Available data ->

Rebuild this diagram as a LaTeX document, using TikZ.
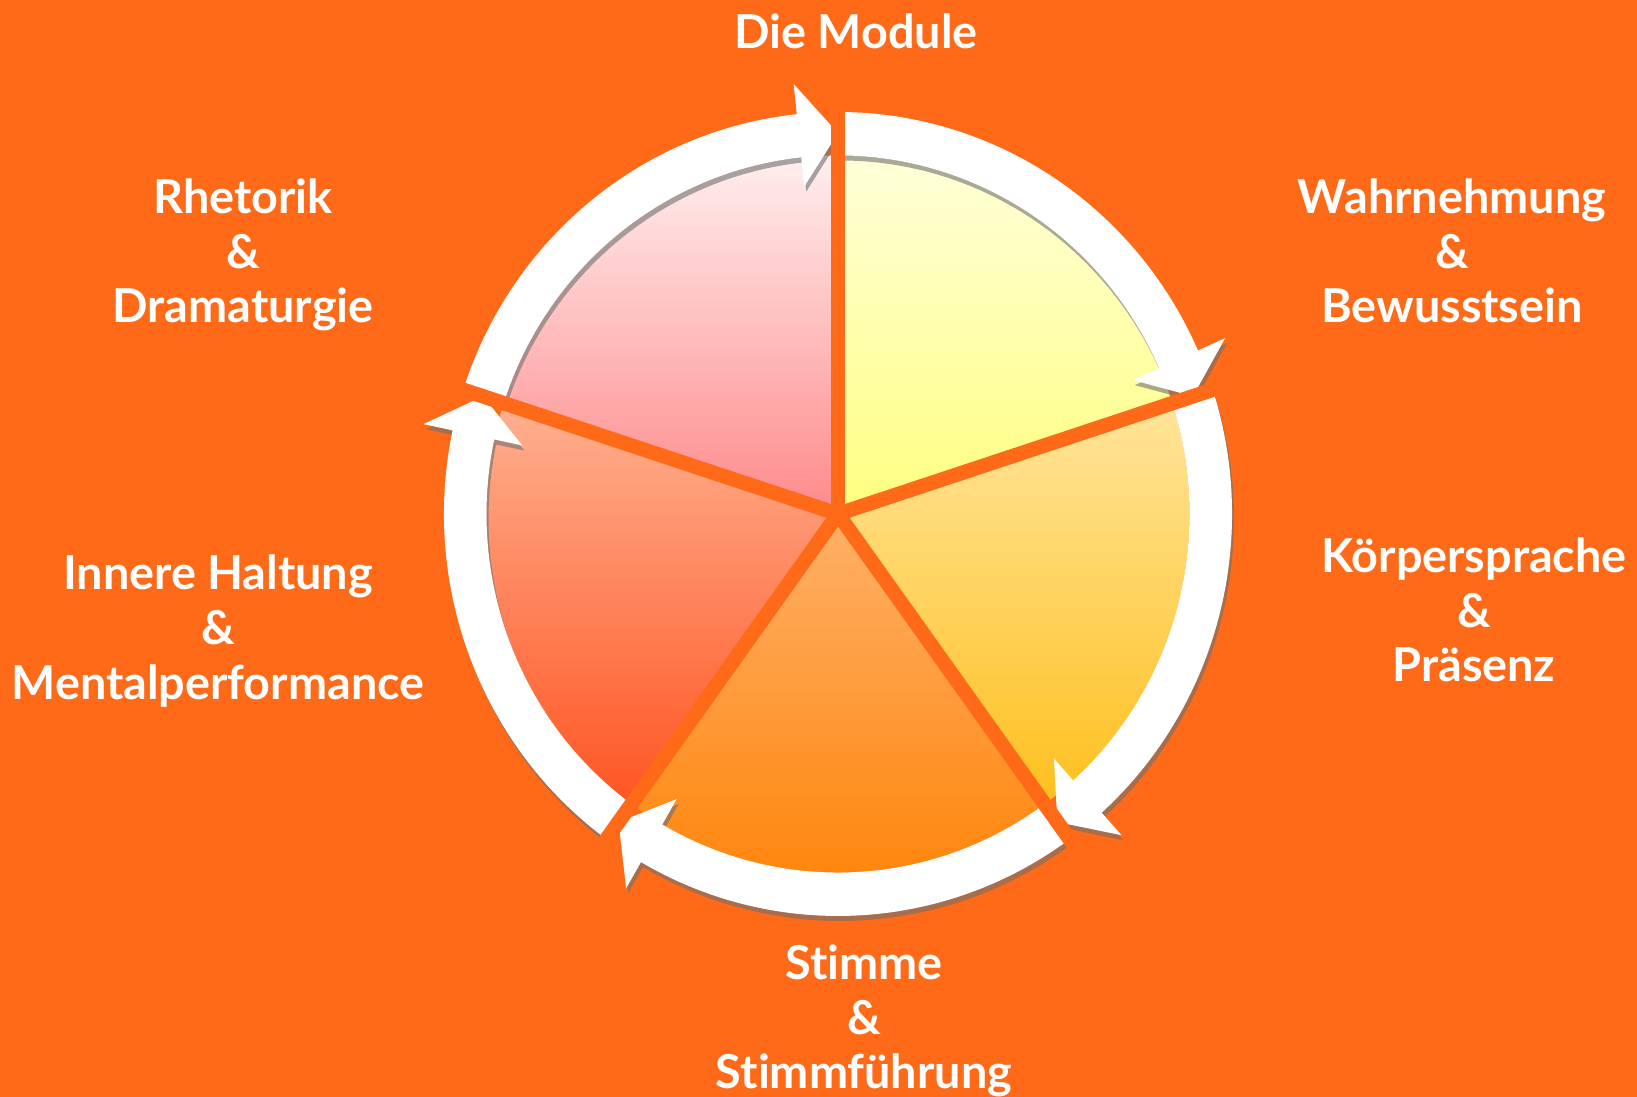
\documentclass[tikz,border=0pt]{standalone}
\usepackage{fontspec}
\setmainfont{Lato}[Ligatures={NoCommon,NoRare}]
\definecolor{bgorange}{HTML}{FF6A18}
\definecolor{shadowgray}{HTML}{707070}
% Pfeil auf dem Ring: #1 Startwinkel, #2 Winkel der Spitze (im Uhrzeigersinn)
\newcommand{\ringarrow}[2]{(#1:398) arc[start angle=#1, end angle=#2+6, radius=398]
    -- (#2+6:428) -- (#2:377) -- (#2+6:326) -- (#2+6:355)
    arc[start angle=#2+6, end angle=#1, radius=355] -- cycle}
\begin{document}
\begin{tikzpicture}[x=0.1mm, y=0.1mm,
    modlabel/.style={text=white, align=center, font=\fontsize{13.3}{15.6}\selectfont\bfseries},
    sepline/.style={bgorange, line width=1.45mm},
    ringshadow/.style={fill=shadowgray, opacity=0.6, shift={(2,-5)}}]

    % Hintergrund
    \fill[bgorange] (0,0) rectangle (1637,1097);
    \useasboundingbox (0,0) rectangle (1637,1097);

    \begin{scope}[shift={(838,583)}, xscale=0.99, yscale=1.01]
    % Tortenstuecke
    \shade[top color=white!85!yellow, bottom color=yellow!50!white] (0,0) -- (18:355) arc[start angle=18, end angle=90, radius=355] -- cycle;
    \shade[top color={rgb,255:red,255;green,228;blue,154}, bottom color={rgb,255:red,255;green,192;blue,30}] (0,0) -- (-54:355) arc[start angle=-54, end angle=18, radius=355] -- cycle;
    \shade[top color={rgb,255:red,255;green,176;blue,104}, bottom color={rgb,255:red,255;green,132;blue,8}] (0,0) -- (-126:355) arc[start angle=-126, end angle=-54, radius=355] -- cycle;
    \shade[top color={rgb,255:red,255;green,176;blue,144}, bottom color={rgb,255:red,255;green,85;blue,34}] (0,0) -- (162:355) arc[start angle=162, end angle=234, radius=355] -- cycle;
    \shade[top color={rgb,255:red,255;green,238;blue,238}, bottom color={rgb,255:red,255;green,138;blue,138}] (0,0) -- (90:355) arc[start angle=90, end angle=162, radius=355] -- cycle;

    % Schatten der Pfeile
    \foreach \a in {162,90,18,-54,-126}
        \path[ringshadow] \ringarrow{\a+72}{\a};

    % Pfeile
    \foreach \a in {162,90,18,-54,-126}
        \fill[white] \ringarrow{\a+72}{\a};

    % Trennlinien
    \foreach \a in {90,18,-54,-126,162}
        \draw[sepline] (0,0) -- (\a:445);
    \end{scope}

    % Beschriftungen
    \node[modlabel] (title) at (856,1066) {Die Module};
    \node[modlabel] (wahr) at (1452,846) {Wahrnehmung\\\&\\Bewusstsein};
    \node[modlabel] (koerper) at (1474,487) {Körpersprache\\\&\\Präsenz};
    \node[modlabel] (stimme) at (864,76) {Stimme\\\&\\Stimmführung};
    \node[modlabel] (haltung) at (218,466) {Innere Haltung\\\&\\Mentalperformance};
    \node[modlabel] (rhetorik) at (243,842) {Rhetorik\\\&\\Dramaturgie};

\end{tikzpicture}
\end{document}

Goal of the exercise ->
Output a faithful copy of the data, with each picture left out.

Answer to the problem ->
Rebuild this diagram as a LaTeX document, using TikZ.
\documentclass[tikz,border=0pt]{standalone}
\usepackage{fontspec}
\setmainfont{Lato}[Ligatures={NoCommon,NoRare}]
\definecolor{bgorange}{HTML}{FF6A18}
\definecolor{shadowgray}{HTML}{707070}
% Pfeil auf dem Ring: #1 Startwinkel, #2 Winkel der Spitze (im Uhrzeigersinn)
\newcommand{\ringarrow}[2]{(#1:398) arc[start angle=#1, end angle=#2+6, radius=398]
    -- (#2+6:428) -- (#2:377) -- (#2+6:326) -- (#2+6:355)
    arc[start angle=#2+6, end angle=#1, radius=355] -- cycle}
\begin{document}
\begin{tikzpicture}[x=0.1mm, y=0.1mm,
    modlabel/.style={text=white, align=center, font=\fontsize{13.3}{15.6}\selectfont\bfseries},
    sepline/.style={bgorange, line width=1.45mm},
    ringshadow/.style={fill=shadowgray, opacity=0.6, shift={(2,-5)}}]

    % Hintergrund
    \fill[bgorange] (0,0) rectangle (1637,1097);
    \useasboundingbox (0,0) rectangle (1637,1097);

    \begin{scope}[shift={(838,583)}, xscale=0.99, yscale=1.01]
    % Tortenstuecke
    \shade[top color=white!85!yellow, bottom color=yellow!50!white] (0,0) -- (18:355) arc[start angle=18, end angle=90, radius=355] -- cycle;
    \shade[top color={rgb,255:red,255;green,228;blue,154}, bottom color={rgb,255:red,255;green,192;blue,30}] (0,0) -- (-54:355) arc[start angle=-54, end angle=18, radius=355] -- cycle;
    \shade[top color={rgb,255:red,255;green,176;blue,104}, bottom color={rgb,255:red,255;green,132;blue,8}] (0,0) -- (-126:355) arc[start angle=-126, end angle=-54, radius=355] -- cycle;
    \shade[top color={rgb,255:red,255;green,176;blue,144}, bottom color={rgb,255:red,255;green,85;blue,34}] (0,0) -- (162:355) arc[start angle=162, end angle=234, radius=355] -- cycle;
    \shade[top color={rgb,255:red,255;green,238;blue,238}, bottom color={rgb,255:red,255;green,138;blue,138}] (0,0) -- (90:355) arc[start angle=90, end angle=162, radius=355] -- cycle;

    % Schatten der Pfeile
    \foreach \a in {162,90,18,-54,-126}
        \path[ringshadow] \ringarrow{\a+72}{\a};

    % Pfeile
    \foreach \a in {162,90,18,-54,-126}
        \fill[white] \ringarrow{\a+72}{\a};

    % Trennlinien
    \foreach \a in {90,18,-54,-126,162}
        \draw[sepline] (0,0) -- (\a:445);
    \end{scope}

    % Beschriftungen
    \node[modlabel] (title) at (856,1066) {Die Module};
    \node[modlabel] (wahr) at (1452,846) {Wahrnehmung\\\&\\Bewusstsein};
    \node[modlabel] (koerper) at (1474,487) {Körpersprache\\\&\\Präsenz};
    \node[modlabel] (stimme) at (864,76) {Stimme\\\&\\Stimmführung};
    \node[modlabel] (haltung) at (218,466) {Innere Haltung\\\&\\Mentalperformance};
    \node[modlabel] (rhetorik) at (243,842) {Rhetorik\\\&\\Dramaturgie};

\end{tikzpicture}
\end{document}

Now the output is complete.